Provided material:

· · · ·

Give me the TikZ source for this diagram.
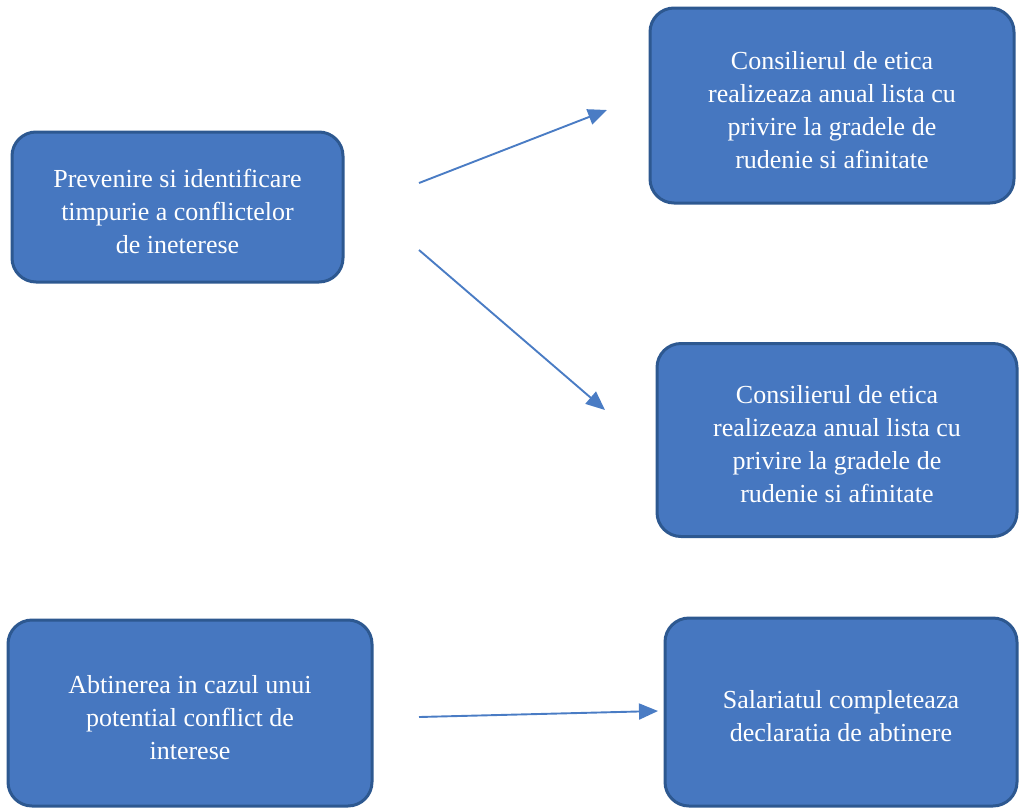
\documentclass[tikz,border=0pt]{standalone}
\usepackage{fontspec}
\setmainfont{Liberation Serif}
\usetikzlibrary{arrows.meta}
\definecolor{boxfill}{HTML}{4677C0}
\definecolor{boxline}{HTML}{2D5890}
\definecolor{arrowblue}{HTML}{4A7CC4}
\newcommand{\tstrut}{\rule{0pt}{27pt}}
\begin{document}
\begin{tikzpicture}[x=1pt,y=-1pt,
  box/.style={draw=boxline, line width=3pt, fill=boxfill, rounded corners=24pt,
    text=white, align=center, inner sep=0pt,
    font=\fontsize{26}{33}\selectfont},
  conn/.style={draw=arrowblue, line width=1.9pt,
    -{Triangle[length=19pt,width=16pt]}}]
\useasboundingbox (0,0) rectangle (1019,809);
\node[box, minimum width=331pt, minimum height=150pt] (prev) at (177.5,207)
  {\tstrut Prevenire si identificare\\timpurie a conflictelor\\de ineterese};
\node[box, minimum width=364pt, minimum height=195pt] (cons1) at (832,105.5)
  {\tstrut Consilierul de etica\\realizeaza anual lista cu\\privire la gradele de\\rudenie si afinitate};
\node[box, minimum width=360pt, minimum height=193pt] (cons2) at (837,440)
  {\tstrut Consilierul de etica\\realizeaza anual lista cu\\privire la gradele de\\rudenie si afinitate};
\node[box, minimum width=364pt, minimum height=186pt] (abt) at (190,713)
  {\tstrut Abtinerea in cazul unui\\potential conflict de\\interese};
\node[box, minimum width=352pt, minimum height=188pt] (sal) at (841,712)
  {\tstrut Salariatul completeaza\\declaratia de abtinere};
\coordinate (a1s) at (419,183);
\coordinate (a1e) at (607,110);
\coordinate (a2s) at (419,250);
\coordinate (a2e) at (605,410);
\coordinate (a3s) at (419,717);
\coordinate (a3e) at (658,711);
\draw[conn] (a1s) -- (a1e);
\draw[conn] (a2s) -- (a2e);
\draw[conn] (a3s) -- (a3e);
\end{tikzpicture}
\end{document}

· · · ·

Written instruction: Quote the material in full and exactly; do not carry over its pictures.

Response below:
Give me the TikZ source for this diagram.
\documentclass[tikz,border=0pt]{standalone}
\usepackage{fontspec}
\setmainfont{Liberation Serif}
\usetikzlibrary{arrows.meta}
\definecolor{boxfill}{HTML}{4677C0}
\definecolor{boxline}{HTML}{2D5890}
\definecolor{arrowblue}{HTML}{4A7CC4}
\newcommand{\tstrut}{\rule{0pt}{27pt}}
\begin{document}
\begin{tikzpicture}[x=1pt,y=-1pt,
  box/.style={draw=boxline, line width=3pt, fill=boxfill, rounded corners=24pt,
    text=white, align=center, inner sep=0pt,
    font=\fontsize{26}{33}\selectfont},
  conn/.style={draw=arrowblue, line width=1.9pt,
    -{Triangle[length=19pt,width=16pt]}}]
\useasboundingbox (0,0) rectangle (1019,809);
\node[box, minimum width=331pt, minimum height=150pt] (prev) at (177.5,207)
  {\tstrut Prevenire si identificare\\timpurie a conflictelor\\de ineterese};
\node[box, minimum width=364pt, minimum height=195pt] (cons1) at (832,105.5)
  {\tstrut Consilierul de etica\\realizeaza anual lista cu\\privire la gradele de\\rudenie si afinitate};
\node[box, minimum width=360pt, minimum height=193pt] (cons2) at (837,440)
  {\tstrut Consilierul de etica\\realizeaza anual lista cu\\privire la gradele de\\rudenie si afinitate};
\node[box, minimum width=364pt, minimum height=186pt] (abt) at (190,713)
  {\tstrut Abtinerea in cazul unui\\potential conflict de\\interese};
\node[box, minimum width=352pt, minimum height=188pt] (sal) at (841,712)
  {\tstrut Salariatul completeaza\\declaratia de abtinere};
\coordinate (a1s) at (419,183);
\coordinate (a1e) at (607,110);
\coordinate (a2s) at (419,250);
\coordinate (a2e) at (605,410);
\coordinate (a3s) at (419,717);
\coordinate (a3e) at (658,711);
\draw[conn] (a1s) -- (a1e);
\draw[conn] (a2s) -- (a2e);
\draw[conn] (a3s) -- (a3e);
\end{tikzpicture}
\end{document}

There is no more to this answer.